UCLA faculty discuss progress of research on COVID-19’s long-term health effects
UCLA professors and researchers reflect on
the past year in COVID-19 research and what is being done to better understand the virus. (Clockwise from top left: Courtesy of INSPIRE COVID-19 Study, INSPIRE COVID-19 Study, Christina Ramirez, INSPIRE COVID-19 Study, INSPIRE COVID-19 Study and Peter Katona)
Professors are working to better understand the long-term effects of COVID-19 through research and reflect on the progress in research a year into the ongoing pandemic.
Scientists have produced COVID-19 research at a rapid rate, with more than 87,000 research papers about the coronavirus published between January 2020, at the beginning of the pandemic, and October, according to a study from Ohio State University.
“We’ve learned a tremendous amount about this virus in the last year. We know more about this virus in a year than we’ve ever known about any virus in a year,” said Peter Katona, a clinical professor of medicine at the David Geffen School of Medicine.
However, the long-term effects of COVID-19 are still unknown, some faculty said.
The Innovative Support for Patients with SARS-CoV-2 Infections Registry study is a Centers for Disease Control and Prevention-funded research project investigating the effects of ‘long COVID.’ Patients with long COVID-19 experience COVID-19 symptoms for more than four weeks after being infected, according to the CDC. The national project includes eight participating university medical centers, including UCLA Health.
UCLA Health is currently collecting data for the INSPIRE study. Study participants must be 18 years or older, have had symptoms of COVID-19, have been tested for COVID-19 within six weeks and have access to an internet connection. UCLA Health compensates participants with up to $100 at the end of the project as an incentive.
“This is a tricky topic to study scientifically,” said Joann Elmore, a professor of medicine and the principal investigator of INSPIRE. “First of all, we don’t even know what long COVID is, we don’t even have a working definition.”
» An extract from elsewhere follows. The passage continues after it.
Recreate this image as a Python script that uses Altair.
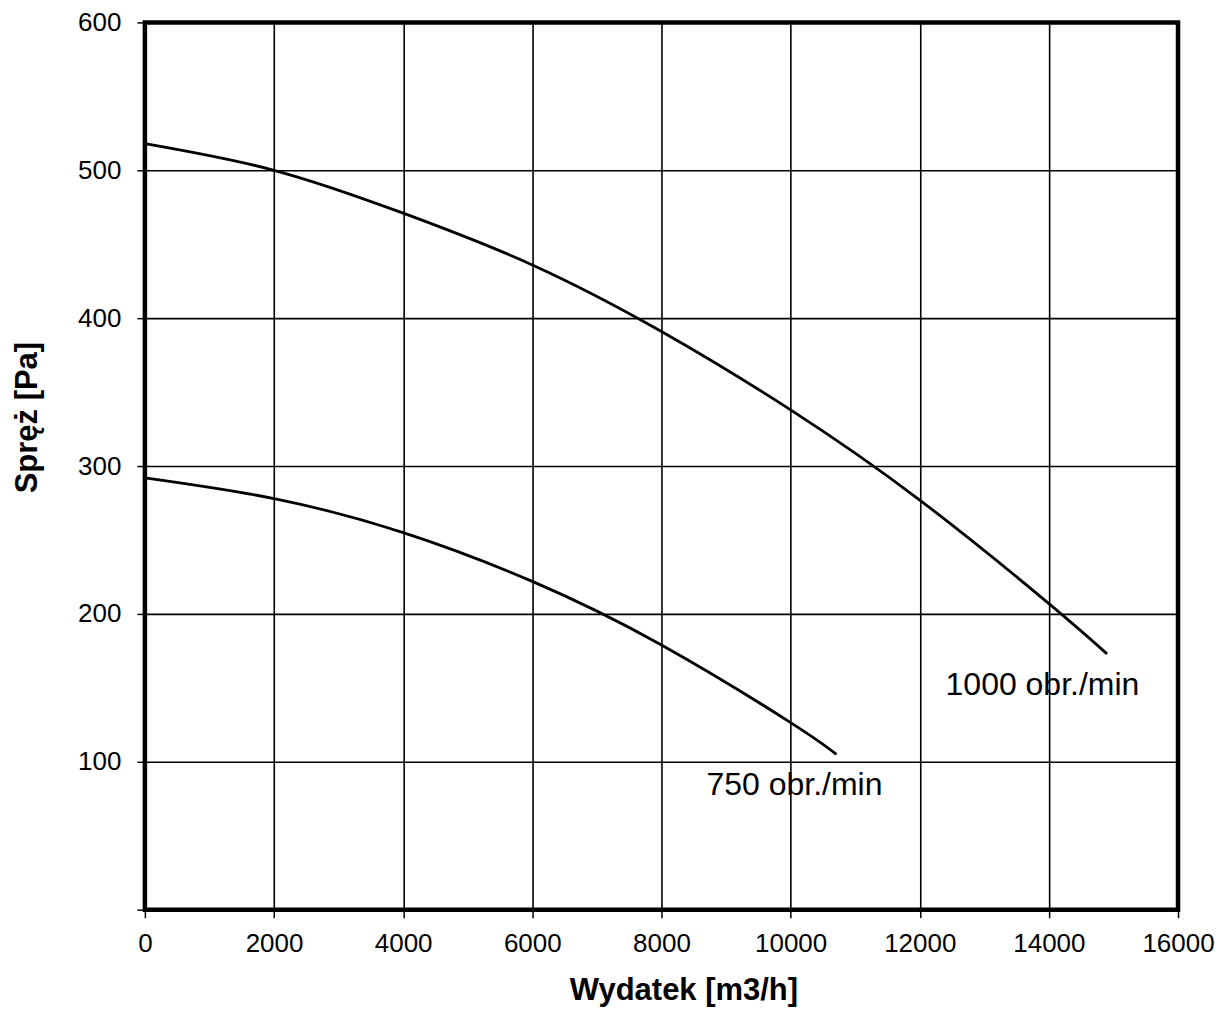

The INSPIRE study will be using a combination of self-reported survey data every three months – for a total of 18 months – and participants’ medical records, Elmore added.
“What’s documented often misses what the patient reports, you know, I’m a physician and I may see a patient, and they report two or three things, but I’ll only document one,” Elmore said.
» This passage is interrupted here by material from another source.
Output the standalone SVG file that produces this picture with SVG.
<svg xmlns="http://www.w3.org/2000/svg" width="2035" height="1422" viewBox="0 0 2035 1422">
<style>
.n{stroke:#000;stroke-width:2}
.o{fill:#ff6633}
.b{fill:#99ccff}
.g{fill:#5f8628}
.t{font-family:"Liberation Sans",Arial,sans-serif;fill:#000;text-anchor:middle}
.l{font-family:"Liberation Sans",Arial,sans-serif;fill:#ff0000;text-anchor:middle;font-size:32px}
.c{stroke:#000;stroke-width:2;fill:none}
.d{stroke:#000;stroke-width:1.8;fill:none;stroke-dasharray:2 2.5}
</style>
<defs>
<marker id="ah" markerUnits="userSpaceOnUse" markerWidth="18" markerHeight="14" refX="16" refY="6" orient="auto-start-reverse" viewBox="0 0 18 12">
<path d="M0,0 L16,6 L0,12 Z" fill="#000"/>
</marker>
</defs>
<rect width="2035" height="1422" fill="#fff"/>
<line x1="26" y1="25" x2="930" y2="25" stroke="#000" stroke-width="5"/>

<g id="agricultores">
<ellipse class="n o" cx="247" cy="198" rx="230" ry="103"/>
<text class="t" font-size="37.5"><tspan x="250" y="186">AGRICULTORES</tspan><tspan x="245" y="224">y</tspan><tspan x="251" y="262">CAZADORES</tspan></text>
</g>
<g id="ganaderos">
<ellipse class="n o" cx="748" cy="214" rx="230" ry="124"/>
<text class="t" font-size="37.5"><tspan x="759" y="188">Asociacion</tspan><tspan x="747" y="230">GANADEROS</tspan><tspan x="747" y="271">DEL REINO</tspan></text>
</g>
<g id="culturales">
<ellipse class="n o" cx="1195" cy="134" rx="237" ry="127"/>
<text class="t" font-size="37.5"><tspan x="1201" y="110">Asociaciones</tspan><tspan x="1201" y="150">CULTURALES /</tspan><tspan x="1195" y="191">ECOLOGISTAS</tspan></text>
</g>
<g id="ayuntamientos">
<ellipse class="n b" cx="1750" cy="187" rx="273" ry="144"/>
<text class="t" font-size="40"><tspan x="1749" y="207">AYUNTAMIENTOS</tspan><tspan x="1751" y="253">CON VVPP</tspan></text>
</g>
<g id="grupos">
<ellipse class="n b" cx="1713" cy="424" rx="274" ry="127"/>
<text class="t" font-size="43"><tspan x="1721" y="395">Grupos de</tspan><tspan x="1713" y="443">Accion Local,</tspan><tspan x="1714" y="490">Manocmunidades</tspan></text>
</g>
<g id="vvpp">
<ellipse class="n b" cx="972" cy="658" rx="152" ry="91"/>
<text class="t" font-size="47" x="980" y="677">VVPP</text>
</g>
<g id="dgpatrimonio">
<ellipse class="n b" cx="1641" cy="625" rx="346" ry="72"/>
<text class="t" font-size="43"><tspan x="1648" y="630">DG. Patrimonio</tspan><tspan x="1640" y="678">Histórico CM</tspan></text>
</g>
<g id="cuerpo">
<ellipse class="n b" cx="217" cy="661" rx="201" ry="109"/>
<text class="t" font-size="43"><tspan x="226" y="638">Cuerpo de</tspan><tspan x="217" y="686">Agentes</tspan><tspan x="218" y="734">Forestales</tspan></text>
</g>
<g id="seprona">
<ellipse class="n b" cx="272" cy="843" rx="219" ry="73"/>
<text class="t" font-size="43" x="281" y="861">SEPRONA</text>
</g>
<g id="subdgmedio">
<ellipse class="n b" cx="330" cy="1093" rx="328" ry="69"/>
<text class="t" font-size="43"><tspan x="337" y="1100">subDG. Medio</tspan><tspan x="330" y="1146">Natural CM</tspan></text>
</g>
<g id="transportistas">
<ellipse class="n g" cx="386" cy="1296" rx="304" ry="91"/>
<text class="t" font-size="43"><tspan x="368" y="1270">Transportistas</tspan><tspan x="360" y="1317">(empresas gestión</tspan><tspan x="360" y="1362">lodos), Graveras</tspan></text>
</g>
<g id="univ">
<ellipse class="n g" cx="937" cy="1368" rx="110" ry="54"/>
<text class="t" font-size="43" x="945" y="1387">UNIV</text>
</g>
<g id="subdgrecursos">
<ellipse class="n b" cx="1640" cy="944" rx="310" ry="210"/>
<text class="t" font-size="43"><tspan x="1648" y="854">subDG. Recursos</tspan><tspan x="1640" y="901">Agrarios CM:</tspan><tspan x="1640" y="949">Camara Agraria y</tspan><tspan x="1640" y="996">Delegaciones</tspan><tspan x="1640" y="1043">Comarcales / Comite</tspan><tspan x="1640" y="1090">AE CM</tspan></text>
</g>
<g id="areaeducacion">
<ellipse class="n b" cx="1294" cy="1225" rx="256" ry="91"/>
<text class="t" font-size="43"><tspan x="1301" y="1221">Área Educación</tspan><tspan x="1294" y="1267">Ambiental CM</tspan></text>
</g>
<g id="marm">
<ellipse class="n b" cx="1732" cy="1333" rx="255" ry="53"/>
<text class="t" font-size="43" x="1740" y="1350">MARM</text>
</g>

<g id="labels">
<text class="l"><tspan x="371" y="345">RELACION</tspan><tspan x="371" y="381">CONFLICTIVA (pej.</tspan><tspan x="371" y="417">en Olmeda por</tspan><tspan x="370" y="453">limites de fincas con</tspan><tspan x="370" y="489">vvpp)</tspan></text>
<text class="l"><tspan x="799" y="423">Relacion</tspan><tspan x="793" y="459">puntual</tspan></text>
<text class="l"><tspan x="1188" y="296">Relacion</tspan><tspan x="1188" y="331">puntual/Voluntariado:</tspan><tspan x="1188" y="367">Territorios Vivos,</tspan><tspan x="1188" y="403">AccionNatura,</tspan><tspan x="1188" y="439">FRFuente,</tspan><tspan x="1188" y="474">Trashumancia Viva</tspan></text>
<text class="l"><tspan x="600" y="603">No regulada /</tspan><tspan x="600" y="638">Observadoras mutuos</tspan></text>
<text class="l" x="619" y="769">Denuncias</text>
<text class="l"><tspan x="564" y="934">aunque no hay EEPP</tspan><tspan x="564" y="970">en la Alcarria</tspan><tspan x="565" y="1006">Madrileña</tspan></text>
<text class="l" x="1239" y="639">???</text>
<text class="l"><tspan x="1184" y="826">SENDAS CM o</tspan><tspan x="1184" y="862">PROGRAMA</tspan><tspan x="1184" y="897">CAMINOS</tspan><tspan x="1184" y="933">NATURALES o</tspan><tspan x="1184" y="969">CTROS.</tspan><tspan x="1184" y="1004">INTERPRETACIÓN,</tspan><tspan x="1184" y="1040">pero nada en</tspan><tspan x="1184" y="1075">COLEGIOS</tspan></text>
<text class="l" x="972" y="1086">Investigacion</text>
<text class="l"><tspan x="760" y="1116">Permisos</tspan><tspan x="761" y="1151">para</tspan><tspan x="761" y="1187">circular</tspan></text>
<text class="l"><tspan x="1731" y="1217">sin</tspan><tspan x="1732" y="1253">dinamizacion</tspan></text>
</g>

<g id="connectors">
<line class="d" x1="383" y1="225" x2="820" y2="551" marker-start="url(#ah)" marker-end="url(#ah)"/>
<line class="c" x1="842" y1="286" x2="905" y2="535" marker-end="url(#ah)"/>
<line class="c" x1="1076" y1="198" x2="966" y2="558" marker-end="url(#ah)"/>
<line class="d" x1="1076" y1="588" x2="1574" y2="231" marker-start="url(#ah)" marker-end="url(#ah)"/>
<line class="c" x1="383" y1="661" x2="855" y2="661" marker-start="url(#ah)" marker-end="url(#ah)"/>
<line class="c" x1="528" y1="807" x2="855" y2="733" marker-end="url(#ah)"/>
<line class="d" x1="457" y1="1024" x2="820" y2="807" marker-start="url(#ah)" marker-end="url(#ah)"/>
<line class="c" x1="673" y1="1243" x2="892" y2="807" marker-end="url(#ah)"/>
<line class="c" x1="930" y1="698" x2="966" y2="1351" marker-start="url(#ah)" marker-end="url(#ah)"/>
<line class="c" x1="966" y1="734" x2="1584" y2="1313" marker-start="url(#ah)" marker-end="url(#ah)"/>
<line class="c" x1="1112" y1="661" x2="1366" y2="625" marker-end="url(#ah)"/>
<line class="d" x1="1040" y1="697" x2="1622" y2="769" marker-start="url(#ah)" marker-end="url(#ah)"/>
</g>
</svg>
She added that the national reach of INSPIRE enables researchers to combine the data collected from each respective university medical center.
“I see investigators collaborating because we care,” Elmore said. “And we realize the importance in this time in history, and that we can’t take five years to answer these questions.”
Katona said the long-term effects of the COVID-19 virus are very unusual.
With other viral illnesses, symptoms clear once people recover, but people infected with COVID-19 have experienced lingering neurological symptoms, Katona said. How the virus causes these long-term symptoms is still unknown, he added.
Katona said it is a concern because the millions of people in the U.S. who have recovered from COVID-19 could be left with these chronic symptoms.
Vaccination might help individuals with long-term symptoms, based on preliminary medical reports, Katona said. However, there is still not enough evidence to know definitively, especially when it comes to sensory loss or fatigue, he said.
There is also a lack of understanding about why some COVID-19 patients experience such an intense immune response, said Christina Ramirez, a professor of biostatistics.
“We really need to do more research to understand why some people clear viruses rapidly and why some people do not,” Ramirez said. “Studies like (INSPIRE) … will be really useful in trying to figure out the mechanisms behind it.”
Another important step is to continue monitoring the mutations of the COVID-19 virus, Ramirez said.
Health departments should keep track of the different variants of the COVID-19 virus present in the population, especially in breakthrough cases where people contract COVID-19 even after they have been vaccinated, Ramirez said. This will help serve as an early warning system to detect viruses that develop resistance against vaccines or the immune system, she added.
The next step will be to supply vaccines to other countries like India that are experiencing spikes in cases and deaths, which can be prevented by vaccination, Ramirez said. The U.S. must also improve its pandemic response plans to be more easily adaptable to future viruses, Katona said.
“I think we will always have to remain vigilant and vigilant for other emerging infectious diseases,” Ramirez said.